His fellow Musketeer, Professor Wilhem Hankel from Frankfurt University, is more sceptical. He tells me that the Verfassungsgericht is a "political court" that will try to wriggle out of a hot issue. He said a clear ruling that prohibits the bail-out is "unlikely", but the political fall-out will be great whatever happens.

German chancellor Merkel at the Getty Centre in California

There is a game of timing here. Will the quartet file the complaint immediately to freeze aid, or will it wait just long enough to allow the first tranche to reach Athens? If the professors wait, they may think they can strike a knock-out blow by arguing that Europe's monetary union is damaging 'monetary stability' and has therefore become an illegal undertaking in which Germany can no longer participate.

Much depends on this point, says Hans Redeker, currency chief at BNP Paribas. If the professors go for the jugular, they may force the Verfassungsgericht to pull the plug on the entire EMU Project. "This court hearing is going to be very dangerous. It could lead to Germany itself being catapulted out of the currency union. Once investors begin to fear this, there will not be a single euro in further financing for the EMU periphery."

He sees a 10% chance that this ruling will lead to German exit from monetary union. For that the four professors, Hankel, Schachtschneider, Wilhelm Nölling from Hamburg Univerity, and Joachim Starbatty from Tübingen University, have been fighting their lonely crusade for a long time. They battled the Lisbon Treaty and some battled the Maastricht Treaty as well.

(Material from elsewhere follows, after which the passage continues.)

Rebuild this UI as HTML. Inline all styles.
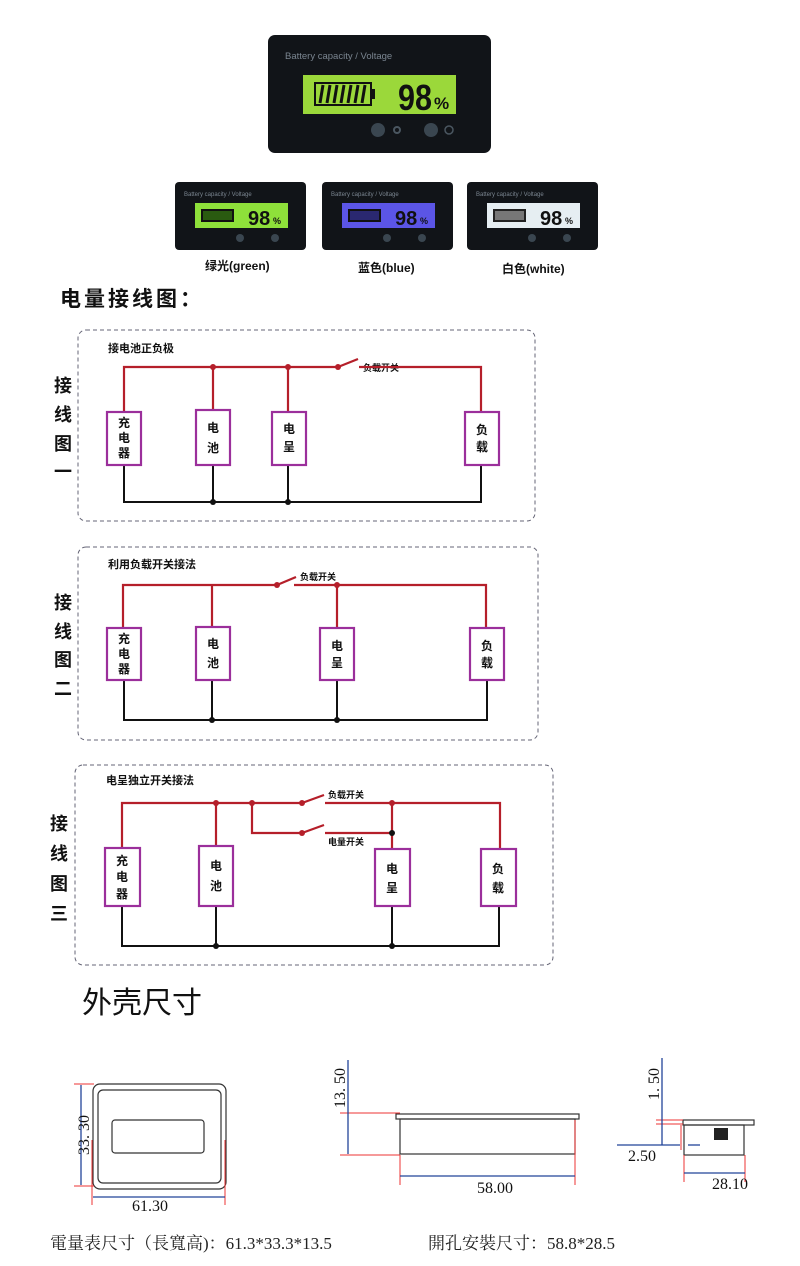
<!DOCTYPE html>
<html><head><meta charset="utf-8"><style>
body{margin:0;background:#fff;}
svg{display:block;}
.cj{font-family:"Liberation Sans","Noto Sans CJK SC",sans-serif;}
</style></head><body>
<svg width="800" height="1266" viewBox="0 0 800 1266" xmlns="http://www.w3.org/2000/svg" class="cj">
<!-- top device -->
<rect x="268" y="35" width="223" height="118" rx="7" fill="#111418"/>
<text x="285" y="59" font-size="9.5" fill="#7a8590">Battery capacity / Voltage</text>
<rect x="303" y="75" width="153" height="39" fill="#9bd83a"/>
<rect x="315" y="83" width="56" height="22" fill="none" stroke="#111" stroke-width="2"/>
<rect x="371" y="89" width="4" height="10" fill="#111"/>
<g stroke="#111" stroke-width="3"><line x1="320" y1="103" x2="323" y2="85"/><line x1="327" y1="103" x2="330" y2="85"/><line x1="334" y1="103" x2="337" y2="85"/><line x1="341" y1="103" x2="344" y2="85"/><line x1="348" y1="103" x2="351" y2="85"/><line x1="355" y1="103" x2="358" y2="85"/><line x1="362" y1="103" x2="365" y2="85"/></g>
<text x="398" y="110" font-size="36" font-weight="bold" fill="#111" textLength="34" lengthAdjust="spacingAndGlyphs">98</text>
<text x="434" y="109" font-size="17" font-weight="bold" fill="#111">%</text>
<circle cx="378" cy="130" r="7" fill="#3a4650"/><circle cx="397" cy="130" r="3" fill="none" stroke="#4a5660" stroke-width="2"/>
<circle cx="431" cy="130" r="7" fill="#3a4650"/><circle cx="449" cy="130" r="4" fill="none" stroke="#4a5660" stroke-width="1.5"/>
<!-- small devices -->
<g>
<rect x="175" y="182" width="131" height="68" rx="4" fill="#111418"/>
<text x="184" y="196" font-size="6" fill="#7a8590">Battery capacity / Voltage</text>
<rect x="195" y="203" width="93" height="25" fill="#8ee03a"/>
<rect x="201" y="209" width="33" height="13" fill="#111"/><rect x="203" y="211" width="29" height="9" fill="#2a5a10"/>
<text x="248" y="225" font-size="20" font-weight="bold" fill="#111">98</text><text x="273" y="224" font-size="9" font-weight="bold" fill="#111">%</text>
<circle cx="240" cy="238" r="4" fill="#3a4650"/><circle cx="275" cy="238" r="4" fill="#3a4650"/>
</g>
<g>
<rect x="322" y="182" width="131" height="68" rx="4" fill="#111418"/>
<text x="331" y="196" font-size="6" fill="#7a8590">Battery capacity / Voltage</text>
<rect x="342" y="203" width="93" height="25" fill="#5b55e6"/>
<rect x="348" y="209" width="33" height="13" fill="#111"/><rect x="350" y="211" width="29" height="9" fill="#2a2870"/>
<text x="395" y="225" font-size="20" font-weight="bold" fill="#111">98</text><text x="420" y="224" font-size="9" font-weight="bold" fill="#111">%</text>
<circle cx="387" cy="238" r="4" fill="#3a4650"/><circle cx="422" cy="238" r="4" fill="#3a4650"/>
</g>
<g>
<rect x="467" y="182" width="131" height="68" rx="4" fill="#111418"/>
<text x="476" y="196" font-size="6" fill="#7a8590">Battery capacity / Voltage</text>
<rect x="487" y="203" width="93" height="25" fill="#e6eef2"/>
<rect x="493" y="209" width="33" height="13" fill="#222"/><rect x="495" y="211" width="29" height="9" fill="#777"/>
<text x="540" y="225" font-size="20" font-weight="bold" fill="#111">98</text><text x="565" y="224" font-size="9" font-weight="bold" fill="#111">%</text>
<circle cx="532" cy="238" r="4" fill="#3a4650"/><circle cx="567" cy="238" r="4" fill="#3a4650"/>
</g>
<g font-size="12" font-weight="bold" fill="#111">
<text x="205" y="270">绿光(green)</text><text x="358" y="272">蓝色(blue)</text><text x="502" y="273">白色(white)</text>
</g>
<text x="60" y="306" font-size="21" font-weight="bold" fill="#111" letter-spacing="3">电量接线图：</text>

<!-- side labels -->
<g font-size="18" font-weight="bold" fill="#111">
<text x="54" y="392">接</text><text x="54" y="421">线</text><text x="54" y="450">图</text><text x="54" y="478">一</text>
<text x="54" y="609">接</text><text x="54" y="638">线</text><text x="54" y="666">图</text><text x="54" y="695">二</text>
<text x="50" y="830">接</text><text x="50" y="860">线</text><text x="50" y="890">图</text><text x="50" y="920">三</text>
</g>

<g fill="none" stroke="#667" stroke-dasharray="4,3" stroke-width="1">
<rect x="78" y="330" width="457" height="191" rx="8"/>
<rect x="78" y="547" width="460" height="193" rx="8"/>
<rect x="75" y="765" width="478" height="200" rx="8"/>
</g>
<g font-size="11" font-weight="bold" fill="#111">
<text x="108" y="352">接电池正负极</text>
<text x="108" y="568">利用负载开关接法</text>
<text x="106" y="784">电呈独立开关接法</text>
<text x="363" y="371" font-size="9">负载开关</text>
<text x="300" y="580" font-size="9">负载开关</text>
<text x="328" y="798" font-size="9">负载开关</text>
<text x="328" y="845" font-size="9">电量开关</text>
</g>

<g stroke="#b51f2a" stroke-width="2.2" fill="none">
<polyline points="124,412 124,367 338,367"/><line x1="338" y1="367" x2="358" y2="359"/>
<polyline points="359,367 481,367 481,412"/>
<line x1="213" y1="367" x2="213" y2="410"/><line x1="288" y1="367" x2="288" y2="412"/>
<polyline points="123,628 123,585 277,585"/><line x1="277" y1="585" x2="296" y2="577"/>
<polyline points="294,585 486,585 486,628"/>
<line x1="212" y1="585" x2="212" y2="627"/><line x1="337" y1="585" x2="337" y2="628"/>
<polyline points="122,848 122,803 302,803"/><line x1="302" y1="803" x2="324" y2="795"/>
<polyline points="325,803 500,803 500,848"/>
<polyline points="252,803 252,833 302,833"/><line x1="302" y1="833" x2="324" y2="825"/>
<line x1="325" y1="833" x2="392" y2="833"/>
<line x1="216" y1="803" x2="216" y2="846"/><line x1="392" y1="803" x2="392" y2="848"/>
</g>
<g fill="#b51f2a">
<circle cx="213" cy="367" r="3"/><circle cx="288" cy="367" r="3"/><circle cx="338" cy="367" r="3"/>
<circle cx="337" cy="585" r="3"/><circle cx="277" cy="585" r="3"/>
<circle cx="216" cy="803" r="3"/><circle cx="252" cy="803" r="3"/><circle cx="302" cy="803" r="3"/><circle cx="392" cy="803" r="3"/><circle cx="302" cy="833" r="3"/><circle cx="392" cy="833" r="3" fill="#111"/>
</g>
<g stroke="#111" stroke-width="2" fill="none">
<polyline points="124,465 124,502 481,502 481,465"/><line x1="213" y1="465" x2="213" y2="502"/><line x1="288" y1="465" x2="288" y2="502"/>
<polyline points="124,680 124,720 487,720 487,680"/><line x1="212" y1="680" x2="212" y2="720"/><line x1="337" y1="680" x2="337" y2="720"/>
<polyline points="122,906 122,946 499,946 499,906"/><line x1="216" y1="906" x2="216" y2="946"/><line x1="392" y1="906" x2="392" y2="946"/>
</g>
<g fill="#111"><circle cx="213" cy="502" r="3"/><circle cx="288" cy="502" r="3"/><circle cx="212" cy="720" r="3"/><circle cx="337" cy="720" r="3"/><circle cx="216" cy="946" r="3"/><circle cx="392" cy="946" r="3"/></g>
<g fill="#fff" stroke="#9b2f9b" stroke-width="2.2">
<rect x="107" y="412" width="34" height="53"/><rect x="196" y="410" width="34" height="55"/><rect x="272" y="412" width="34" height="53"/><rect x="465" y="412" width="34" height="53"/>
<rect x="107" y="628" width="34" height="52"/><rect x="196" y="627" width="34" height="53"/><rect x="320" y="628" width="34" height="52"/><rect x="470" y="628" width="34" height="52"/>
<rect x="105" y="848" width="35" height="58"/><rect x="199" y="846" width="34" height="60"/><rect x="375" y="849" width="35" height="57"/><rect x="481" y="849" width="35" height="57"/>
</g>
<g font-size="12" font-weight="bold" fill="#111" text-anchor="middle">
<text x="124" y="427">充</text><text x="124" y="442">电</text><text x="124" y="457">器</text>
<text x="213" y="432">电</text><text x="213" y="452">池</text>
<text x="289" y="433">电</text><text x="289" y="451">呈</text>
<text x="482" y="434">负</text><text x="482" y="451">载</text>
<text x="124" y="643">充</text><text x="124" y="658">电</text><text x="124" y="673">器</text>
<text x="213" y="648">电</text><text x="213" y="667">池</text>
<text x="337" y="650">电</text><text x="337" y="667">呈</text>
<text x="487" y="650">负</text><text x="487" y="667">载</text>
<text x="122" y="865">充</text><text x="122" y="881">电</text><text x="122" y="898">器</text>
<text x="216" y="870">电</text><text x="216" y="890">池</text>
<text x="392" y="873">电</text><text x="392" y="892">呈</text>
<text x="498" y="873">负</text><text x="498" y="892">载</text>
</g>

<text x="82" y="1013" font-size="30" fill="#111">外壳尺寸</text>

<!-- dimension drawings -->
<g fill="none" stroke="#333" stroke-width="1.2">
<rect x="93" y="1084" width="133" height="105" rx="7"/>
<rect x="98" y="1090" width="123" height="93" rx="5"/>
<rect x="112" y="1120" width="92" height="33" rx="3"/>
<rect x="396" y="1114" width="183" height="5"/>
<rect x="400" y="1119" width="175" height="35"/>
<rect x="683" y="1120" width="71" height="5"/>
<rect x="684" y="1125" width="60" height="30"/>
</g>
<rect x="714" y="1128" width="14" height="12" fill="#222"/>
<g stroke="#e33" stroke-width="1">
<line x1="74" y1="1084" x2="94" y2="1084"/><line x1="74" y1="1186" x2="94" y2="1186"/>
<line x1="92" y1="1140" x2="92" y2="1205"/><line x1="225" y1="1140" x2="225" y2="1205"/>
<line x1="340" y1="1113" x2="400" y2="1113"/><line x1="340" y1="1155" x2="400" y2="1155"/>
<line x1="400" y1="1155" x2="400" y2="1185"/><line x1="575" y1="1120" x2="575" y2="1185"/>
<line x1="656" y1="1120" x2="683" y2="1120"/><line x1="656" y1="1124" x2="683" y2="1124"/>
<line x1="681" y1="1125" x2="681" y2="1150"/><line x1="684" y1="1155" x2="684" y2="1182"/><line x1="745" y1="1155" x2="745" y2="1182"/>
</g>
<g stroke="#224499" stroke-width="1.3">
<line x1="81" y1="1085" x2="81" y2="1185"/><line x1="93" y1="1197" x2="225" y2="1197"/>
<line x1="348" y1="1060" x2="348" y2="1154"/>
<line x1="400" y1="1176" x2="575" y2="1176"/>
<line x1="662" y1="1058" x2="662" y2="1145"/><line x1="617" y1="1145" x2="680" y2="1145"/><line x1="688" y1="1145" x2="700" y2="1145"/>
<line x1="684" y1="1173" x2="745" y2="1173"/>
</g>
<g font-family="Liberation Serif,serif" font-size="16" fill="#111">
<text x="150" y="1211" text-anchor="middle">61.30</text>
<text x="89" y="1135" transform="rotate(-90 89 1135)" text-anchor="middle">33. 30</text>
<text x="345" y="1088" transform="rotate(-90 345 1088)" text-anchor="middle">13. 50</text>
<text x="495" y="1193" text-anchor="middle">58.00</text>
<text x="659" y="1084" transform="rotate(-90 659 1084)" text-anchor="middle">1. 50</text>
<text x="642" y="1161" text-anchor="middle">2.50</text>
<text x="730" y="1189" text-anchor="middle">28.10</text>
</g>
<g font-family="Liberation Serif,'Noto Serif CJK SC',serif" font-size="17" fill="#222">
<text x="50" y="1249">電量表尺寸（長寬高)：61.3*33.3*13.5</text>
<text x="428" y="1249">開孔安裝尺寸：58.8*28.5</text>
</g>
</svg>
</body></html>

They did not succeed in blocking these transfers of power to Europe, but they did extract rulings that established limits to the erosion of German sovereignty and democracy. Among them is the Maastricht decision of 1993 which said that a failure by EMU to ensure monetary stability would constitute a breach of the German Constitution. The Court kicked the issue into the future, and now the future has arrived. Will it be rope enough to hang the Project?